While many of us rarely pass up on the opportunity to enjoy reruns of The Fresh Prince of Bel-Air on a lazy day, for the star of the classic comedy, he’d rather not watch himself during his acting beginnings.

Sure, the hit NBC show helped to propel Will Smith into megastardom, but he said that looking back at early episodes of the series makes him want to cringe. As he explained during an interview while visiting Graham Norton’s U.K. talk show, he started out as a rapper, not an actor. Because of that, Smith said he sees all the glaring errors in his acting skills when he  watches his character’s beginnings in the Banks household, dating back to 1990.

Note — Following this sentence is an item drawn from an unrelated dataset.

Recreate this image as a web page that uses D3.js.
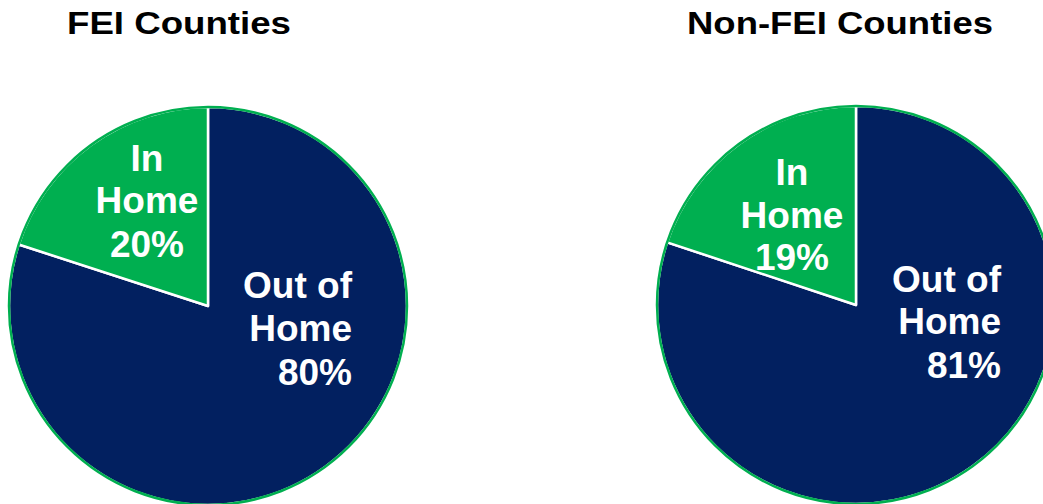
<!DOCTYPE html>
<html>
<head>
<meta charset="utf-8">
<script src="https://cdn.jsdelivr.net/npm/d3@7.9.0/dist/d3.min.js"></script>
<style>
  body { margin: 0; background: #fff; overflow: hidden; }
  svg { display: block; font-family: Arial, "Liberation Sans", sans-serif; font-weight: bold; }
</style>
</head>
<body>
<svg id="chart" width="1043" height="504"></svg>
<script>
// data
const titles = ['FEI Counties', 'Non-FEI Counties'];
const categories = ['Out of Home', 'In Home'];
// wedge sizes as drawn in the picture
const feiValues = [80, 20];
const nonFeiValues = [80.1, 19.9];
// printed percentages
const feiLabels = ['80%', '20%'];
const nonFeiLabels = ['81%', '19%'];

const navy = '#022060';
const green = '#00AF50';

// layout for each pie (not data)
const pies = [
    { title: titles[0], values: feiValues, labels: feiLabels, cx: 208, cy: 306, titleX: 179, titleW: 224,
      inLabel: { x: 147, y: [171, 213, 257] }, outLabel: { x: 352, y: [298, 341, 385] } },
    { title: titles[1], values: nonFeiValues, labels: nonFeiLabels, cx: 856, cy: 305, titleX: 840, titleW: 306,
      inLabel: { x: 792, y: [185, 228, 270] }, outLabel: { x: 1001, y: [292, 334, 378] } }
];

const radius = 199;
const svg = d3.select('#chart');

const pie = d3.pie().sort(null).value(d => d.value);
const arc = d3.arc().innerRadius(0).outerRadius(radius);

pies.forEach(p => {
    const data = categories.map((c, i) => ({ name: c, value: p.values[i] }));
    const g = svg.append('g').attr('transform', `translate(${p.cx},${p.cy})`);

    g.selectAll('path.slice')
        .data(pie(data))
        .join('path')
        .attr('class', 'slice')
        .attr('d', arc)
        .attr('fill', d => d.data.name === 'In Home' ? green : navy)
        .attr('stroke', '#fff')
        .attr('stroke-width', 2.5)
        .attr('stroke-linejoin', 'round');

    // green outline round the pie
    g.append('circle')
        .attr('r', radius)
        .attr('fill', 'none')
        .attr('stroke', green)
        .attr('stroke-width', 2.5);

    // title
    svg.append('text')
        .attr('x', p.titleX)
        .attr('y', 34)
        .attr('text-anchor', 'middle')
        .attr('font-size', 32)
        .attr('textLength', p.titleW)
        .attr('lengthAdjust', 'spacingAndGlyphs')
        .attr('fill', '#000')
        .text(p.title);

    // labels
    const inLines = ['In', 'Home', p.labels[1]];
    svg.append('g').selectAll('text')
        .data(inLines)
        .join('text')
        .attr('x', p.inLabel.x)
        .attr('y', (d, i) => p.inLabel.y[i])
        .attr('text-anchor', 'middle')
        .attr('font-size', 37)
        .attr('fill', '#fff')
        .text(d => d);

    const outLines = ['Out of', 'Home', p.labels[0]];
    svg.append('g').selectAll('text')
        .data(outLines)
        .join('text')
        .attr('x', p.outLabel.x)
        .attr('y', (d, i) => p.outLabel.y[i])
        .attr('text-anchor', 'end')
        .attr('font-size', 37)
        .attr('fill', '#fff')
        .text(d => d);
});
</script>
</body>
</html>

“It was my very first role and I was very, very focused on being successful so I learned the whole script and everyone else’s lines,” Smith, now 49, said about his early attempts at playing the fictionalized version of himself. “If you watch the first four or five episodes you can see I’m mouthing other people’s lines. It’s terrible and I can’t bear to watch it.”

There have been constant conversations about whether or not a Fresh Prince of Bel-Air reboot would ever happen, and while some cast members were excited about the idea, co-star Alfonso Ribeiro said he didn’t think it would work without James Avery, who played Phillip Banks.

But if you ask Smith now, he doesn’t rule out the idea entirely.

“There have been talks with people about doing something,” he told The Sun while promoting his new Netflix film, Bright. “I think it would be cool if they did it and go down memory lane again.”

But considering that Uncle Phil was between the ages of 45 and 50, at this point in Smith’s life, he joked to Norton that he might be better suited to play the patriarch a second time around.

“Man, I’d have to be Uncle Phil in that one now I’m nearly 50!”